There are, however, a few problems in the grand plan.
Problem Number One is that the "wrongs" committed took place well more than a century ago, and damage claims that old simply have little legal meaning. Problem Number Two is that the "wrongs" were in fact perfectly legal at the time. Regardless of the ethical value of owning, buying, selling, or commanding slaves or of living in a society that practices slavery (which happen to be most societies in human history), the legality of slavery at the time the alleged "wrongs" took place renders the claims for reparations meaningless. Problem Number Three is that no one now living suffered any wrong anyway.
In short, the first reparations lawsuit is legally and even ethically meaningless. That however does not mean that the defendants in the suit do not have good reasons to worry that the suit will ruin them. Given the blatant injustices, procedural irregularities, politicized court rooms, racial blackmail, and transparently unconstitutional substance of what goes on in American courts today, it's anyone's bet who will eventually win. In a serious legal system the suit would be pitched out the first day and the lawyers who brought it would be warned not to waste the court's time with frivolities again. That's probably not what the courts today will do.

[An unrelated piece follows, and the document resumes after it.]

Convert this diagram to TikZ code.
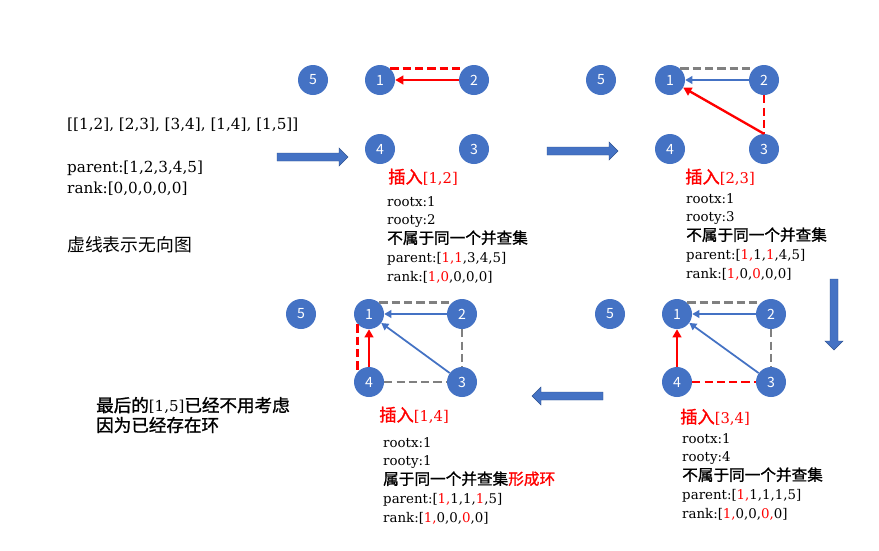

The lawsuit brought last month is only the first of several that will probably be filed soon. Writing in the New York Times this week, Charles Ogletree of Harvard Law School [Email Charles Ogletree] and something calling itself the Reparations Coordinating Committee calmly announces that his committee plans to "file wide-ranging reparations lawsuits this summer" against other targets. He also lets an important cat out of his bag, at least for those who did not already know the cat was there.
The purpose of reparations is not simply to rake in an almost uncountable amount of swag from corporate and government coffers, let alone to exorcise the racial furies that still haunt most American blacks and many whites. The purpose, Mr. Ogletree tells us, is "to bring American society to a new reckoning with how our past affects the current conditions of African-Americans."
What that means is that the purpose of reparations is to bludgeon white Americans into further guilt over slavery and racial segregation and thereby soften them up for a continuing river of financial swag far into the future. Like Martin Luther King Day, Black History Month, the war on Confederate iconography and the crusade against major heroes and symbols of American history and culture, the reparations boondoggle is simply one more part of the continuing political race war that blacks are determined to wage against whites.
The legalistic flaws and ethical fallacies of the reparations lawsuit are therefore not really the point.
The point is the struggle for what can only be called racial power that the whole reparations issue spearheads.
What is happening with reparations is not a silly argument that won't stand up in court but a racial power play that may well eventually win simply because most whites have neither the will nor the brains to see what it means or why it's happening, let alone understand how to resist it.